Since September 11, we've seen all kinds of ecumenical services -- from the huge one at Yankee Stadium, to the prayer service at the National Cathedral, to the celebration of Ramadan in the White House to small celebrations all over America. And, yes, it's right to reach out to our Muslim neighbors -- to offer love and support at a time when they may be feeling vulnerable. President Bush is absolutely right to reach out in friendship to Muslims -- to lead the way so as to discourage outbreaks of religious bigotry. But Christians must be careful not to allow support and acceptance of our Muslim neighbors to sink into a kind of mushy civil religion -- one that obscures the truth about both Christianity and Islam. As I have been documenting over recent days, the two are not the same.

One dramatic difference is Christianity and Islam's understanding of Jesus. Christianity teaches that Jesus is part of the Trinity. He is God, the Son who has offered as an atoning sacrifice on the cross to save his people from their sins. By contrast, the Koran denies that Jesus was crucified at all and claims that Jesus was no more than "a Messenger of Allah and His Word." Muslims reject the deity of Christ and His atoning sacrifice. That's a big difference. Contrary to what the Muslim leader says, Muslims do not believe in Jesus more than we do -- pure nonsense.

To suggest that Christianity and Islam are basically the same is not only unfair to Christianity, it's equally unfair to Islam. It compromises both and thus creates massive worldview confusion. People need to know where the lines are drawn to think about Christianity or Islam rationally.

And getting out the truth about how Christianity differs from Islam is more important now than ever. Just before the September 11 attacks, a Gallup survey showed that some 45 percent of Americans had favorable views of Muslim-Americans. Today, 59 percent do. Imagine it -- Islamic extremists attack America, and we think more of Islam than before the attack!

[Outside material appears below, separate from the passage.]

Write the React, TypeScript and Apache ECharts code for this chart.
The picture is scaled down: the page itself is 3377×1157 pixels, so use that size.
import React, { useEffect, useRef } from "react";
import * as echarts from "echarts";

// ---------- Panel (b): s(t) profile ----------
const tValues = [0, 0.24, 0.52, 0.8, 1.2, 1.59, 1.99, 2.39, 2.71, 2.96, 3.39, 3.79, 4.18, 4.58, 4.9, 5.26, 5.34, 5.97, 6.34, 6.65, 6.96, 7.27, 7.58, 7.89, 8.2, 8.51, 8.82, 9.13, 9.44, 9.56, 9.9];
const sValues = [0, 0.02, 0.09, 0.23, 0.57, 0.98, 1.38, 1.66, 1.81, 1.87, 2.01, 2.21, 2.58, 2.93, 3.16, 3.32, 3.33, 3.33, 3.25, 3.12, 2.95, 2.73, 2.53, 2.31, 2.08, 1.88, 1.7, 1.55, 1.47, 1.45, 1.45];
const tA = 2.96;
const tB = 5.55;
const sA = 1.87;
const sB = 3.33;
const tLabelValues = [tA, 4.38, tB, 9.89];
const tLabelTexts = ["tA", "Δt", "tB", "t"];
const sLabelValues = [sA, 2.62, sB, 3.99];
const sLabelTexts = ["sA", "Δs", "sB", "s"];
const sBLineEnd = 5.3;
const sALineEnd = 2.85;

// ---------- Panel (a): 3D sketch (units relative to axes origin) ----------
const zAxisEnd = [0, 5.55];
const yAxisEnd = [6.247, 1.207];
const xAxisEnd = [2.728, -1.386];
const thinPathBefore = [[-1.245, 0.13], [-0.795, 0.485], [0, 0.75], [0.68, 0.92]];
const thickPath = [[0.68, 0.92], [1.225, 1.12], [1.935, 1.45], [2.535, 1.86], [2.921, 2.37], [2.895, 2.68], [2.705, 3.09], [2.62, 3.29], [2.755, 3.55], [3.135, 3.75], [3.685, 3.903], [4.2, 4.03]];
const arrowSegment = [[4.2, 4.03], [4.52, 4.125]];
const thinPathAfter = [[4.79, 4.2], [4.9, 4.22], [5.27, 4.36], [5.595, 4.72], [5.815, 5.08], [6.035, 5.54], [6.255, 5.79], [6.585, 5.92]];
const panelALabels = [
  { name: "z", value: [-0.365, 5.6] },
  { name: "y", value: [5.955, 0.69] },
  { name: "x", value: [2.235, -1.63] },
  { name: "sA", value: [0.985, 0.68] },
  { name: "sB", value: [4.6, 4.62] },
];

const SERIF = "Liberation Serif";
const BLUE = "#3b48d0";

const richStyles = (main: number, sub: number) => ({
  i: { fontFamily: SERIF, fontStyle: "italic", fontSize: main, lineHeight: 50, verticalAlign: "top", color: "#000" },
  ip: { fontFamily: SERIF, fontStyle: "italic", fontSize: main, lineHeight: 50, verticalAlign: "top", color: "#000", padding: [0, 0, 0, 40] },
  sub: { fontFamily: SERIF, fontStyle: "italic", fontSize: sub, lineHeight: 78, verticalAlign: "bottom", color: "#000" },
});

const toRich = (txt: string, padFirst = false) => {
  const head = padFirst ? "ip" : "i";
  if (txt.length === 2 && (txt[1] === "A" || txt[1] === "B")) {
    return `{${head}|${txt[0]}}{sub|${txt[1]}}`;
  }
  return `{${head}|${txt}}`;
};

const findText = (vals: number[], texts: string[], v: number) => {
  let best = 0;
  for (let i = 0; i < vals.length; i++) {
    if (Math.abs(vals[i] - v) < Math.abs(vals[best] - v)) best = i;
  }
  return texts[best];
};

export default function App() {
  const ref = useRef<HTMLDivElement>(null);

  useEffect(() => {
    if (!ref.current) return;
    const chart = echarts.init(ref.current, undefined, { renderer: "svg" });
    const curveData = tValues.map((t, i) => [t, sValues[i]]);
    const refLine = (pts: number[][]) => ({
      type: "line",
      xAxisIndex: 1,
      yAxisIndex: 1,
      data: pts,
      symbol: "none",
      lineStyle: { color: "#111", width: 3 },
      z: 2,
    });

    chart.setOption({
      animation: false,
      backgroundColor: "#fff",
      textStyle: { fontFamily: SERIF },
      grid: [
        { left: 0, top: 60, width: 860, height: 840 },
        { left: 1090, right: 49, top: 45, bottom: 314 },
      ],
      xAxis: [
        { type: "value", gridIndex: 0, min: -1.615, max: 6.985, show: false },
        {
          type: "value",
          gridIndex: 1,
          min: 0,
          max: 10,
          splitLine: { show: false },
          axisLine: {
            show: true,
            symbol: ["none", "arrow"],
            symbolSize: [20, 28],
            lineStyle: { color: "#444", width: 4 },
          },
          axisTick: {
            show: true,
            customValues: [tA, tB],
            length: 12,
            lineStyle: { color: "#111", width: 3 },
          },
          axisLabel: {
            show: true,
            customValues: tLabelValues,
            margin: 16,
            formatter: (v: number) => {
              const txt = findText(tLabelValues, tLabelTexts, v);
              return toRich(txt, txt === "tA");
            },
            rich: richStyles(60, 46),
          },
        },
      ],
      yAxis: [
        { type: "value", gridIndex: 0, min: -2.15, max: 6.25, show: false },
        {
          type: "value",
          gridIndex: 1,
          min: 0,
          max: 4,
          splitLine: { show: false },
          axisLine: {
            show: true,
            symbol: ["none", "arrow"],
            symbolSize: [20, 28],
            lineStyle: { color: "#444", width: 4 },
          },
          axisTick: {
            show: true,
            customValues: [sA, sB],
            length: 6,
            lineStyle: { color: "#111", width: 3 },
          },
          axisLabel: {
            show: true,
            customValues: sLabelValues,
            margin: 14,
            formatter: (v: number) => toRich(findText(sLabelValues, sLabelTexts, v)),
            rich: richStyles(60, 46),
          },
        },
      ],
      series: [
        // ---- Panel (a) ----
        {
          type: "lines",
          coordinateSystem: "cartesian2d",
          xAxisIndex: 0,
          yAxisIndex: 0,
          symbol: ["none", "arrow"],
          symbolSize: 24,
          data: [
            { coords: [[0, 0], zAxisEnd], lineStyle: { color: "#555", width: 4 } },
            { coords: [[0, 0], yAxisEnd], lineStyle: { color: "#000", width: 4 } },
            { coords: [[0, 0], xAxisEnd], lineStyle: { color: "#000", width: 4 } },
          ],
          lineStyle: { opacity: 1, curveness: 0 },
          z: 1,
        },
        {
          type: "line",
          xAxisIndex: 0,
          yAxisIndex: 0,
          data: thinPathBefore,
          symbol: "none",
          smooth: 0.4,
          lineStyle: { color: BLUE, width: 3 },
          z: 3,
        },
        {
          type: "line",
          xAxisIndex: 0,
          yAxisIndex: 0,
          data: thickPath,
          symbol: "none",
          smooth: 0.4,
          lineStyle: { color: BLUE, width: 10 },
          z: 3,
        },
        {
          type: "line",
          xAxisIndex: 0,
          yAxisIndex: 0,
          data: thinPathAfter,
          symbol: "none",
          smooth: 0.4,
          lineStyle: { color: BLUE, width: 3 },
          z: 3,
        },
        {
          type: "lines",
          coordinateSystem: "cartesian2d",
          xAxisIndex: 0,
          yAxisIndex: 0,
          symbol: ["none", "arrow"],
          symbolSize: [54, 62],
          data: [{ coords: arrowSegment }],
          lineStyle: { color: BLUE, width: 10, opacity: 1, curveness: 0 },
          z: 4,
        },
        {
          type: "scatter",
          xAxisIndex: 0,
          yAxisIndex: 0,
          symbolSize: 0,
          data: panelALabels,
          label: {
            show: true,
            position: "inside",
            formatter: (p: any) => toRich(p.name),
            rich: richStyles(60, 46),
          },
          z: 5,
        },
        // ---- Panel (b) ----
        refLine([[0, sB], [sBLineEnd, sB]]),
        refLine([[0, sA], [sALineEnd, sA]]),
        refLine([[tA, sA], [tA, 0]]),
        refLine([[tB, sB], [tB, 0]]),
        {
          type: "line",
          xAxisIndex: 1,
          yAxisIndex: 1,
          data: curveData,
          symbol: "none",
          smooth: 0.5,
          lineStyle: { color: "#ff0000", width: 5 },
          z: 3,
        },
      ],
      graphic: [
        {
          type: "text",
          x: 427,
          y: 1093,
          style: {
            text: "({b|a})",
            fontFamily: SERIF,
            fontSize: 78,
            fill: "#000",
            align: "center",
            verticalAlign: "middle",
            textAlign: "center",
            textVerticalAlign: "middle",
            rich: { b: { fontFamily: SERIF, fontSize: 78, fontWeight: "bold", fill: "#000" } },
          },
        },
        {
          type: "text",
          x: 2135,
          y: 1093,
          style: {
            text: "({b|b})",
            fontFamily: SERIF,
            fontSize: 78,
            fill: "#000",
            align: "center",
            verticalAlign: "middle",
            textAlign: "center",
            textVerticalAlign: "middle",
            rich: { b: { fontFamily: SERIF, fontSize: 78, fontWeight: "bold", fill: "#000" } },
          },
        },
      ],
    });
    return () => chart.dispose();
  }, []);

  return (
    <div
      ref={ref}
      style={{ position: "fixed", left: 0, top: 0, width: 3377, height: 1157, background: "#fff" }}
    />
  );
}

Well, this has happened because leaders on many fronts have cleaned up Islam. They've made a point of including Muslims in public religious events and telling Americans that the terrorists hijacked a peace-loving religion. Those who dare to suggest otherwise, as some Christian leaders have done, are vilified.

Again, while it's right to love our Muslim neighbors, we must redouble our efforts to make sure our children and our neighbors know that all religions are not alike.

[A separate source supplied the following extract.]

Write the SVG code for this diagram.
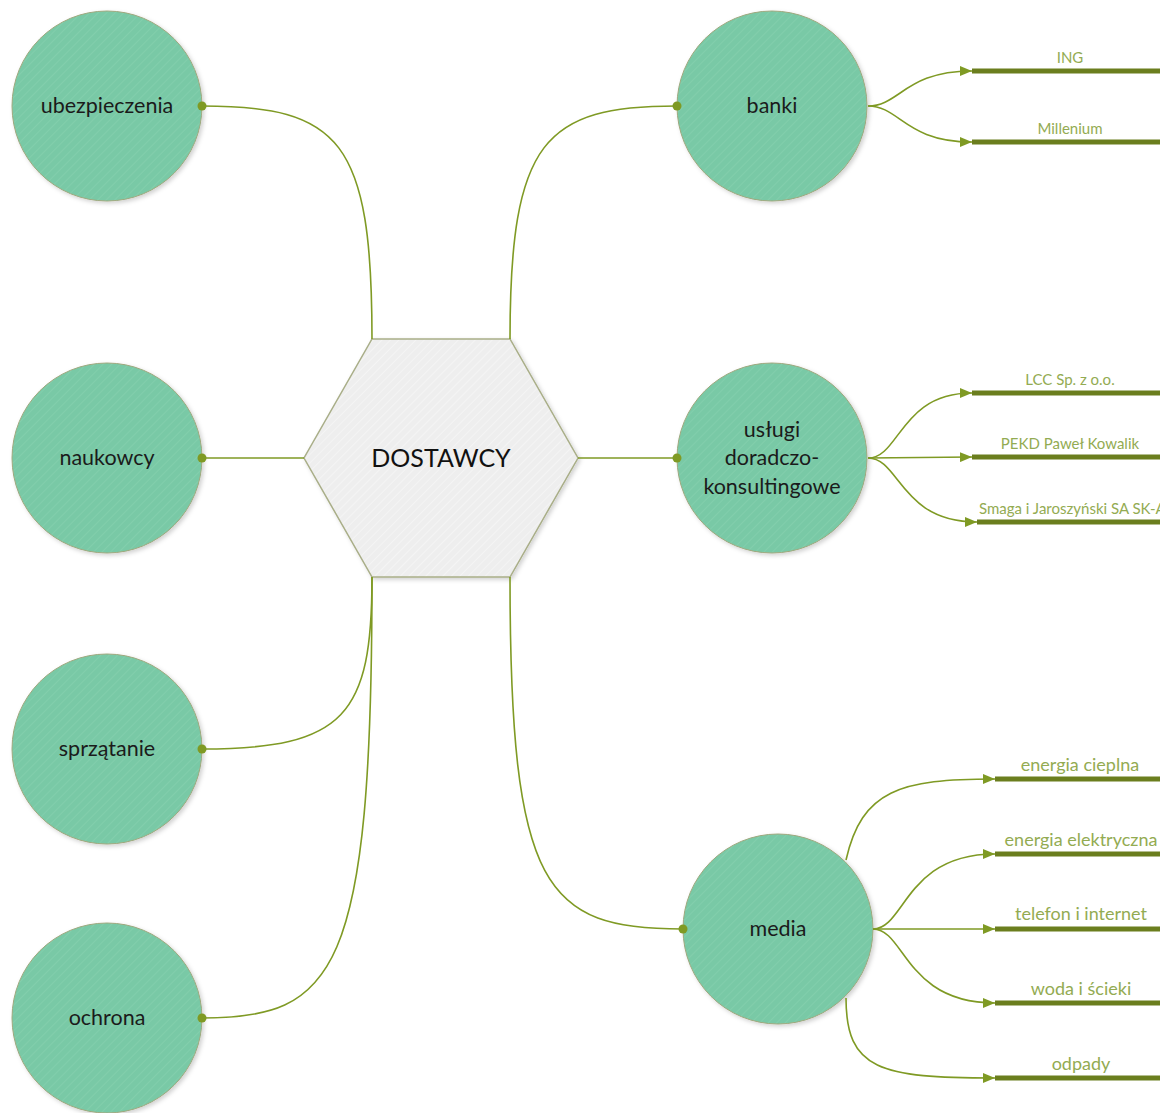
<svg xmlns="http://www.w3.org/2000/svg" width="1160" height="1113" viewBox="0 0 1160 1113">
  <style>
    .node circle { fill: url(#greenFill); stroke: #9fa87e; stroke-width: 1; filter: url(#shadow); }
    .node text { font-family: Lato, "Noto Sans", sans-serif; font-size: 21.5px; fill: #1b1b1b; text-anchor: middle; }
    .hub polygon { fill: url(#greyFill); stroke: #a9ae88; stroke-width: 1.5; filter: url(#shadow); }
    .hub text { font-family: Lato, "Noto Sans", sans-serif; font-size: 25px; fill: #111; text-anchor: middle; }
    .link { fill: none; stroke: #7f9a24; stroke-width: 1.6; }
    .arrow { fill: none; stroke: #7f9a24; stroke-width: 1.6; marker-end: url(#tip); }
    .bar { stroke: #6b7e1e; stroke-width: 5; }
    .dot { fill: #7f9a24; }
    .leaf { font-family: Lato, "Noto Sans", sans-serif; fill: #93ab52; text-anchor: middle; }
    .small { font-size: 15px; }
    .big { font-size: 18px; }
  </style>
  <defs>
    <pattern id="greenFill" width="6" height="6" patternUnits="userSpaceOnUse" patternTransform="rotate(45)">
      <rect width="6" height="6" fill="#79c9a6"/>
      <line x1="0" y1="0" x2="0" y2="6" stroke="#82ceac" stroke-width="2"/>
    </pattern>
    <pattern id="greyFill" width="6" height="6" patternUnits="userSpaceOnUse" patternTransform="rotate(45)">
      <rect width="6" height="6" fill="#eeeeee"/>
      <line x1="0" y1="0" x2="0" y2="6" stroke="#f4f4f4" stroke-width="2"/>
    </pattern>
    <filter id="shadow" x="-20%" y="-20%" width="140%" height="140%">
      <feDropShadow dx="2" dy="2" stdDeviation="2" flood-color="#000" flood-opacity="0.18"/>
    </filter>
    <marker id="tip" viewBox="0 0 12 10" refX="12" refY="5" markerWidth="12" markerHeight="10" markerUnits="userSpaceOnUse" orient="auto">
      <path d="M0,0 L12,5 L0,10 z" fill="#7f9a24"/>
    </marker>
  </defs>

  <!-- central hub -->
  <g id="dostawcy" class="hub">
    <polygon points="372,339 510,339 578,458 510,577 372,577 304,458"/>
    <text x="441" y="467">DOSTAWCY</text>
  </g>

  <!-- left nodes -->
  <g id="ubezpieczenia" class="node">
    <circle cx="107" cy="106" r="95"/>
    <text x="107" y="113">ubezpieczenia</text>
  </g>
  <g id="naukowcy" class="node">
    <circle cx="107" cy="458" r="95"/>
    <text x="107" y="465">naukowcy</text>
  </g>
  <g id="sprzatanie" class="node">
    <circle cx="107" cy="749" r="95"/>
    <text x="107" y="756">sprzątanie</text>
  </g>
  <g id="ochrona" class="node">
    <circle cx="107" cy="1018" r="95"/>
    <text x="107" y="1025">ochrona</text>
  </g>

  <!-- right nodes -->
  <g id="banki" class="node">
    <circle cx="772" cy="106" r="95"/>
    <text x="772" y="113">banki</text>
  </g>
  <g id="uslugi" class="node">
    <circle cx="772" cy="458" r="95"/>
    <text x="772" y="437">usługi</text>
    <text x="772" y="465">doradczo-</text>
    <text x="772" y="494">konsultingowe</text>
  </g>
  <g id="media" class="node">
    <circle cx="778" cy="929" r="95"/>
    <text x="778" y="936">media</text>
  </g>

  <!-- connectors -->
  <g id="connectors">
    <path class="link" d="M372,339 C372,140 340,106 202,106"/>
    <path class="link" d="M510,339 C510,140 545,106 677,106"/>
    <path class="link" d="M304,458 L202,458"/>
    <path class="link" d="M578,458 L677,458"/>
    <path class="link" d="M372,577 C372,715 345,749 202,749"/>
    <path class="link" d="M372,577 C372,975 335,1018 202,1018"/>
    <path class="link" d="M510,577 C510,890 545,929 683,929"/>
    <circle class="dot" cx="202" cy="106" r="4.5"/>
    <circle class="dot" cx="677" cy="106" r="4.5"/>
    <circle class="dot" cx="202" cy="458" r="4.5"/>
    <circle class="dot" cx="677" cy="458" r="4.5"/>
    <circle class="dot" cx="202" cy="749" r="4.5"/>
    <circle class="dot" cx="202" cy="1018" r="4.5"/>
    <circle class="dot" cx="683" cy="929" r="4.5"/>

    <!-- banki branches -->
    <path class="arrow" d="M868,106 C900,106 905,71 972,71"/>
    <path class="arrow" d="M868,106 C900,106 905,142 972,142"/>
    <!-- usługi branches -->
    <path class="arrow" d="M868,458 C900,458 900,393 972,393"/>
    <path class="arrow" d="M868,458 L972,457"/>
    <path class="arrow" d="M868,458 C900,458 900,522 977,522"/>
    <!-- media branches -->
    <path class="arrow" d="M846,860 C862,790 900,779 995,779"/>
    <path class="arrow" d="M873,929 C905,929 905,854 995,854"/>
    <path class="arrow" d="M873,929 L995,929"/>
    <path class="arrow" d="M873,929 C905,929 905,1003 995,1003"/>
    <path class="arrow" d="M846,998 C846,1070 880,1078 995,1078"/>

    <!-- underline bars -->
    <line class="bar" x1="972" y1="71" x2="1160" y2="71"/>
    <line class="bar" x1="972" y1="142" x2="1160" y2="142"/>
    <line class="bar" x1="972" y1="393" x2="1160" y2="393"/>
    <line class="bar" x1="972" y1="457" x2="1160" y2="457"/>
    <line class="bar" x1="977" y1="522" x2="1160" y2="522"/>
    <line class="bar" x1="995" y1="779" x2="1160" y2="779"/>
    <line class="bar" x1="995" y1="854" x2="1160" y2="854"/>
    <line class="bar" x1="995" y1="929" x2="1160" y2="929"/>
    <line class="bar" x1="995" y1="1003" x2="1160" y2="1003"/>
    <line class="bar" x1="995" y1="1078" x2="1160" y2="1078"/>
  </g>

  <!-- leaf labels -->
  <g id="banki-leaves">
    <text class="leaf small" x="1070" y="63">ING</text>
    <text class="leaf small" x="1070" y="134">Millenium</text>
  </g>
  <g id="uslugi-leaves">
    <text class="leaf small" x="1070" y="385">LCC Sp. z o.o.</text>
    <text class="leaf small" x="1070" y="449">PEKD Paweł Kowalik</text>
    <text class="leaf small" x="979" y="514" style="text-anchor:start">Smaga i Jaroszyński SA SK-A</text>
  </g>
  <g id="media-leaves">
    <text class="leaf big" x="1080" y="771">energia cieplna</text>
    <text class="leaf big" x="1081" y="846">energia elektryczna</text>
    <text class="leaf big" x="1081" y="920">telefon i internet</text>
    <text class="leaf big" x="1081" y="995">woda i ścieki</text>
    <text class="leaf big" x="1081" y="1070">odpady</text>
  </g>
</svg>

The same survey showing that more Americans view Muslims favorably also says Americans -- by a huge majority -- believe religion is gaining influence in American life. The critical question, of course, is what kind of religion is gaining influence. Is it the real thing or mushy civil religious ecumenism? It's time for Christians -- lovingly always -- to make the truth known. All religious beliefs are tolerated -- not all are true.